At What Age Does a Child Actually Gain Control of a Custodial Account?
A custodial account opened when a child was a toddler can feel, years later, like something a parent still manages the way they always have — right up until the day state law says otherwise. For a parent watching that birthday approach, the question of exactly when control legally shifts can be surprisingly unclear.
In short
A custodial account is legally the child’s property from the moment it’s funded, even though a parent or other adult manages it as custodian until the child reaches the age set by state law for that type of account. That age is commonly eighteen or twenty-one, though some states and account structures allow it to be set later, depending on how the account was established. Once that age arrives, control transfers automatically — it isn’t something the original custodian gets to decide or delay.
What “custodial” has meant the whole time
The structure behind these accounts — often set up under a state’s Uniform Transfers to Minors Act or Uniform Gifts to Minors Act — means the assets belong to the child from day one, not the adult who opened the account. The custodian’s role is to manage the account responsibly on the child’s behalf, similar in spirit to how a grandparent might set up an investing account for a grandchild using the same underlying legal structure. This is part of why custodial accounts are treated differently from a standard 529 education savings plan, which follows its own separate ownership and control rules.
Why the age varies
State law determines the exact age of transfer for custodial accounts, and it isn’t always the same as the general age of majority in that state. Some states set it at eighteen, others at twenty-one, and a handful allow the account’s founding paperwork to specify a later age within a permitted range. The financial institution holding the account can usually confirm the specific age that applies, since it depends on both the state where the account was established and the account type.
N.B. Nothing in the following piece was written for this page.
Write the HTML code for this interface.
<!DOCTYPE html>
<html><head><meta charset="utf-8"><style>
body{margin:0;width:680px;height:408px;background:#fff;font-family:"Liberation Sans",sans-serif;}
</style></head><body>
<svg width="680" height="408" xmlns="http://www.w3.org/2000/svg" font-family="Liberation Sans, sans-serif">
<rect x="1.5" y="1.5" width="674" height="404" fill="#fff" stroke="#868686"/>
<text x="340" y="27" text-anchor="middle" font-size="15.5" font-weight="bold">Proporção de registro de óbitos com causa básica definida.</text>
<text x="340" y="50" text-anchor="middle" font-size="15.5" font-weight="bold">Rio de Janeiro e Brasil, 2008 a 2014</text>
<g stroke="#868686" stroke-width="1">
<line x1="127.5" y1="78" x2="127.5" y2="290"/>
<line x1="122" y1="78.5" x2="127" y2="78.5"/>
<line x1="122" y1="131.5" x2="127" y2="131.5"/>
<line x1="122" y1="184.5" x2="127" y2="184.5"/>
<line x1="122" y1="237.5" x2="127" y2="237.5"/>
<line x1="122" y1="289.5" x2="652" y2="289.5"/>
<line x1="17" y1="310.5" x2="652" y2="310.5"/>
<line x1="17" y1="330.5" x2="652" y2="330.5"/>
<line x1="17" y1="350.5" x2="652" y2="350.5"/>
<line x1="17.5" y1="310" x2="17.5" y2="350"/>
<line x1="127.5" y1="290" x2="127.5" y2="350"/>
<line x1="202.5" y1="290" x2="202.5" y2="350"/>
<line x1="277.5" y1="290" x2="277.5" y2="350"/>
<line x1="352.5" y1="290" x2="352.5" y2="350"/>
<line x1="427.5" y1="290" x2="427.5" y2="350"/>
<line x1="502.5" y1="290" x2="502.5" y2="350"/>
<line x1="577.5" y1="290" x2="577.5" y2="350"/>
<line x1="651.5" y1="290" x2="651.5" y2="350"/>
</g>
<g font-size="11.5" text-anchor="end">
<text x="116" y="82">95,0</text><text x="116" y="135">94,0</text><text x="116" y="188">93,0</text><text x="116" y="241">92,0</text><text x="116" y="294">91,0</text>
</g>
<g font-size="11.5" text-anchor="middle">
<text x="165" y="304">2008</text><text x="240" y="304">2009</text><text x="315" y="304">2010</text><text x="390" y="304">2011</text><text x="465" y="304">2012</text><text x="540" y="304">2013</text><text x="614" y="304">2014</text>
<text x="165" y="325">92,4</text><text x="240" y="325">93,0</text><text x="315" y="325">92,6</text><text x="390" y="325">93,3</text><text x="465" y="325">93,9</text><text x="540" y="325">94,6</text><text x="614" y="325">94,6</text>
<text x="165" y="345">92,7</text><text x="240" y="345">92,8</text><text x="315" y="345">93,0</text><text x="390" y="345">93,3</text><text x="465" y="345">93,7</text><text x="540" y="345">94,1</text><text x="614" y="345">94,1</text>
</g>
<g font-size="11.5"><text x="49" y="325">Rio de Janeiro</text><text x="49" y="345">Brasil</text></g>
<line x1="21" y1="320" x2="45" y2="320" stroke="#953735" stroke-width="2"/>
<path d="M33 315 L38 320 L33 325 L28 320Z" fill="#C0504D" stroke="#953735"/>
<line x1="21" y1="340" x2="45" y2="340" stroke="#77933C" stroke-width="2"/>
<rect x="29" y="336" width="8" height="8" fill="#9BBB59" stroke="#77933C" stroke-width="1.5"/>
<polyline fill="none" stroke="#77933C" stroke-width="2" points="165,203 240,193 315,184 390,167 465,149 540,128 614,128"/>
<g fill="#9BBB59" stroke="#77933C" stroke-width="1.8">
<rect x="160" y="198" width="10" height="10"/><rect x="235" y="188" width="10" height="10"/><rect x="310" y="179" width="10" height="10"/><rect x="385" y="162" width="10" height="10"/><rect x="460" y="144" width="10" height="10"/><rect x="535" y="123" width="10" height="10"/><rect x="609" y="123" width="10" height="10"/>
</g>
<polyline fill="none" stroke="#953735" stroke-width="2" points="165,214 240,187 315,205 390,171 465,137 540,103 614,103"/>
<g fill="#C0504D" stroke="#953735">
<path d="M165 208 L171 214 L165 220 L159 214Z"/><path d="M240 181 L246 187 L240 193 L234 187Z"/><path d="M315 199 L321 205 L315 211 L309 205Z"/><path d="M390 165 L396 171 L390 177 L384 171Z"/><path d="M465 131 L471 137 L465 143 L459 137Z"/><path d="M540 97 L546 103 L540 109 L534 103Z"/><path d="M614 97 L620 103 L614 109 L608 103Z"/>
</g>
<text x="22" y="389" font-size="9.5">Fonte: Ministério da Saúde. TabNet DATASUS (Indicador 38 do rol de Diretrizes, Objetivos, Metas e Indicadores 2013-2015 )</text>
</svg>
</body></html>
This is similar to how a family may choose to freeze a child’s credit file based on state-specific rules that don’t look the same everywhere.
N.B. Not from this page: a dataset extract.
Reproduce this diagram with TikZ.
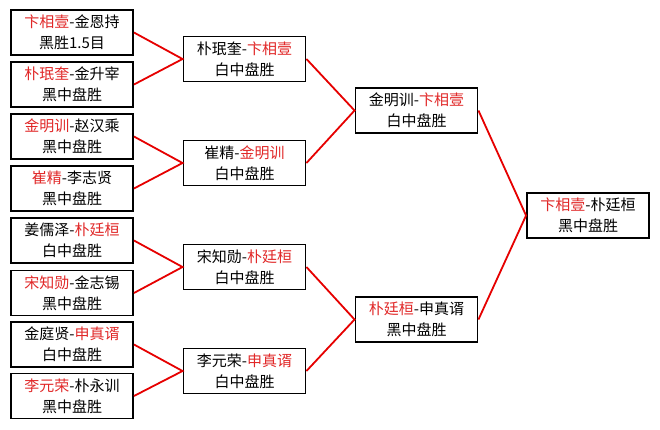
\documentclass[tikz,border=0pt]{standalone}
\usepackage{fontspec}
\newfontfamily\cjk{Noto Sans CJK SC}
\definecolor{rd}{RGB}{225,40,40}
\definecolor{ln}{RGB}{230,0,0}
\newcommand{\rn}[1]{\textcolor{rd}{#1}}
\begin{document}
\begin{tikzpicture}[x=1pt,y=-1pt,
  box/.style={draw=black,line width=1.9pt,minimum width=122pt,minimum height=45pt,
    align=center,font=\cjk\fontsize{15}{21}\selectfont,inner sep=0pt,fill=white},
  link/.style={draw=ln,line width=1.8pt}]
\useasboundingbox[fill=white] (0,0) rectangle (660,429);
\node[box] (a1) at (72,32.5) {\rn{卞相壹}-金恩持\\黑胜1.5目};
\node[box] (a2) at (72,84.5) {\rn{朴珉奎}-金升宰\\黑中盘胜};
\node[box] (a3) at (72,136.5) {\rn{金明训}-赵汉乘\\黑中盘胜};
\node[box] (a4) at (72,188.5) {\rn{崔精}-李志贤\\黑中盘胜};
\node[box] (a5) at (72,240.5) {姜儒泽-\rn{朴廷桓}\\白中盘胜};
\node[box] (a6) at (72,293) {\rn{宋知勋}-金志锡\\黑中盘胜};
\node[box] (a7) at (72,344.5) {金庭贤-\rn{申真谞}\\白中盘胜};
\node[box] (a8) at (72,396) {\rn{李元荣}-朴永训\\黑中盘胜};
\node[box] (b1) at (244.5,59) {朴珉奎-\rn{卞相壹}\\白中盘胜};
\node[box] (b2) at (244.5,163) {崔精-\rn{金明训}\\白中盘胜};
\node[box] (b3) at (244.5,267) {宋知勋-\rn{朴廷桓}\\白中盘胜};
\node[box] (b4) at (244.5,371) {李元荣-\rn{申真谞}\\白中盘胜};
\node[box] (c1) at (416.5,110.5) {金明训-\rn{卞相壹}\\白中盘胜};
\node[box] (c2) at (416.5,319.5) {\rn{朴廷桓}-申真谞\\黑中盘胜};
\node[box] (d) at (588,215.5) {\rn{卞相壹}-朴廷桓\\黑中盘胜};
\draw[link] (a1.east) -- (b1.west) -- (a2.east);
\draw[link] (a3.east) -- (b2.west) -- (a4.east);
\draw[link] (a5.east) -- (b3.west) -- (a6.east);
\draw[link] (a7.east) -- (b4.west) -- (a8.east);
\draw[link] (b1.east) -- (c1.west) -- (b2.east);
\draw[link] (b3.east) -- (c2.west) -- (b4.east);
\draw[link] (c1.east) -- (d.west) -- (c2.east);
\end{tikzpicture}
\end{document}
What changes once control transfers
- Full authority over the assets. The now-adult account holder can withdraw, spend, or reinvest the funds however they choose.
- No more custodian sign-off. The adult who managed the account loses any legal authority to direct transactions once the transfer occurs.
- Tax reporting shifts fully to the new owner. Any income or gains from the account become the young adult’s own responsibility to report going forward.
- The account may need to be retitled. Financial institutions typically require paperwork to formally move the account into the new adult’s name alone.
What parents weigh before that date
Because the transfer is automatic and not optional, some parents think ahead about how to talk with a child about the account’s purpose before that birthday arrives, particularly if the balance is significant. Families with more than one child sometimes also weigh whether a separate custodial account is needed for each one, since the transfer rules apply individually per account. None of this changes the legal outcome — the account becomes fully the child’s to control at the appointed age — but it can shape how smoothly that handoff feels for the family.
Where this leaves you
A custodial account was always the child’s asset in the eyes of the law; the age of majority set by the state simply determines when day-to-day control catches up to that ownership. Knowing the specific age that applies — since it isn’t the same everywhere — is the most useful thing a parent can confirm well before the transfer actually happens.